▶ _PROBLEM STATEMENT_: Pictures stay out; everything else in the records below is copied exactly.
----
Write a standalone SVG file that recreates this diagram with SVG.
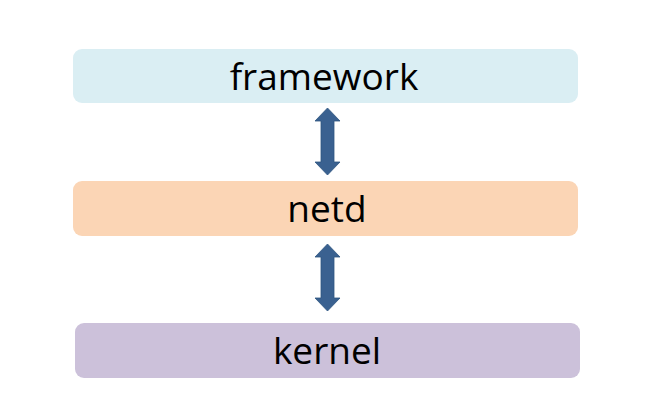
<svg xmlns="http://www.w3.org/2000/svg" width="652" height="417" viewBox="0 0 652 417">
<style>
.box{stroke:none}
.lbl{font-family:"Open Sans","Liberation Sans",sans-serif;font-size:37px;fill:#000;text-anchor:middle;dominant-baseline:central}
.arr{fill:#3A6190;stroke:#2F5580;stroke-width:0.8}
</style>
<rect width="652" height="417" fill="#fff"/>
<g id="framework">
<rect class="box" x="73" y="49" width="505" height="54" rx="9" fill="#DAEEF3"/>
<text class="lbl" x="324" y="75">framework</text>
</g>
<g id="netd">
<rect class="box" x="73" y="181" width="505" height="55" rx="9" fill="#FBD5B5"/>
<text class="lbl" x="327" y="207">netd</text>
</g>
<g id="kernel">
<rect class="box" x="75" y="323" width="505" height="55" rx="9" fill="#CCC1DA"/>
<text class="lbl" x="327" y="349">kernel</text>
</g>
<g id="connectors">
<path class="arr" d="M327.5,108 L340,121 L334,121 L334,162 L340,162 L327.5,175 L315,162 L321,162 L321,121 L315,121 Z"/>
<path class="arr" d="M327.5,244 L340,257 L334,257 L334,298 L340,298 L327.5,311 L315,298 L321,298 L321,257 L315,257 Z"/>
</g>
</svg>
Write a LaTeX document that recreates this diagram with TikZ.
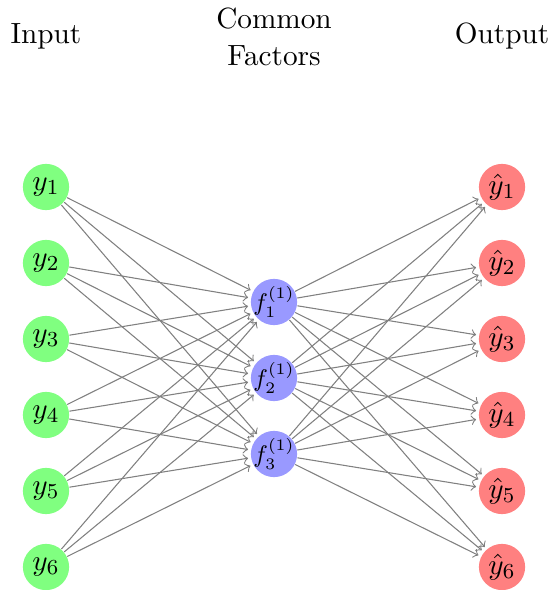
\documentclass[tikz,border=0pt]{standalone}
\begin{document}
\begin{tikzpicture}[x=0.0131579cm,y=-0.0131579cm,
  every node/.style={font=\fontsize{10.95}{13.6}\selectfont},
  neuron/.style={circle,minimum size=17.3pt,inner sep=-3pt},
  inneuron/.style={neuron,fill=green!50},
  hidneuron/.style={neuron,fill=blue!40,font=\fontsize{9}{11}\selectfont},
  outneuron/.style={neuron,fill=red!50},
  conn/.style={->,draw=black!50,shorten >=1pt},
  lab/.style={align=center}]
\useasboundingbox (0,0) rectangle (551,590);
\foreach \i in {1,...,6}{
  \node[inneuron] (I\i) at (46,{187+76*(\i-1)}) {$y_\i$};
  \node[outneuron] (O\i) at (502,{187+76*(\i-1)}) {$\hat{y}_\i$};
}
\foreach \j in {1,2,3}{
  \node[hidneuron] (H\j) at (274,{302+76*(\j-1)}) {$f^{(1)}_\j$};
}
\foreach \i in {1,...,6}{
  \foreach \j in {1,2,3}{
    \draw[conn] (I\i) -- (H\j);
    \draw[conn] (H\j) -- (O\i);
  }
}
\node[lab] (tin) at (46,36) {Input};
\node[lab] (thid) at (274,37) {Common\\Factors};
\node[lab] (tout) at (502,36) {Output};
\end{tikzpicture}
\end{document}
----
▶ _OUTPUT OF THE TASK_:
Write a standalone SVG file that recreates this diagram with SVG.
<svg xmlns="http://www.w3.org/2000/svg" width="652" height="417" viewBox="0 0 652 417">
<style>
.box{stroke:none}
.lbl{font-family:"Open Sans","Liberation Sans",sans-serif;font-size:37px;fill:#000;text-anchor:middle;dominant-baseline:central}
.arr{fill:#3A6190;stroke:#2F5580;stroke-width:0.8}
</style>
<rect width="652" height="417" fill="#fff"/>
<g id="framework">
<rect class="box" x="73" y="49" width="505" height="54" rx="9" fill="#DAEEF3"/>
<text class="lbl" x="324" y="75">framework</text>
</g>
<g id="netd">
<rect class="box" x="73" y="181" width="505" height="55" rx="9" fill="#FBD5B5"/>
<text class="lbl" x="327" y="207">netd</text>
</g>
<g id="kernel">
<rect class="box" x="75" y="323" width="505" height="55" rx="9" fill="#CCC1DA"/>
<text class="lbl" x="327" y="349">kernel</text>
</g>
<g id="connectors">
<path class="arr" d="M327.5,108 L340,121 L334,121 L334,162 L340,162 L327.5,175 L315,162 L321,162 L321,121 L315,121 Z"/>
<path class="arr" d="M327.5,244 L340,257 L334,257 L334,298 L340,298 L327.5,311 L315,298 L321,298 L321,257 L315,257 Z"/>
</g>
</svg>
Write a LaTeX document that recreates this diagram with TikZ.
\documentclass[tikz,border=0pt]{standalone}
\begin{document}
\begin{tikzpicture}[x=0.0131579cm,y=-0.0131579cm,
  every node/.style={font=\fontsize{10.95}{13.6}\selectfont},
  neuron/.style={circle,minimum size=17.3pt,inner sep=-3pt},
  inneuron/.style={neuron,fill=green!50},
  hidneuron/.style={neuron,fill=blue!40,font=\fontsize{9}{11}\selectfont},
  outneuron/.style={neuron,fill=red!50},
  conn/.style={->,draw=black!50,shorten >=1pt},
  lab/.style={align=center}]
\useasboundingbox (0,0) rectangle (551,590);
\foreach \i in {1,...,6}{
  \node[inneuron] (I\i) at (46,{187+76*(\i-1)}) {$y_\i$};
  \node[outneuron] (O\i) at (502,{187+76*(\i-1)}) {$\hat{y}_\i$};
}
\foreach \j in {1,2,3}{
  \node[hidneuron] (H\j) at (274,{302+76*(\j-1)}) {$f^{(1)}_\j$};
}
\foreach \i in {1,...,6}{
  \foreach \j in {1,2,3}{
    \draw[conn] (I\i) -- (H\j);
    \draw[conn] (H\j) -- (O\i);
  }
}
\node[lab] (tin) at (46,36) {Input};
\node[lab] (thid) at (274,37) {Common\\Factors};
\node[lab] (tout) at (502,36) {Output};
\end{tikzpicture}
\end{document}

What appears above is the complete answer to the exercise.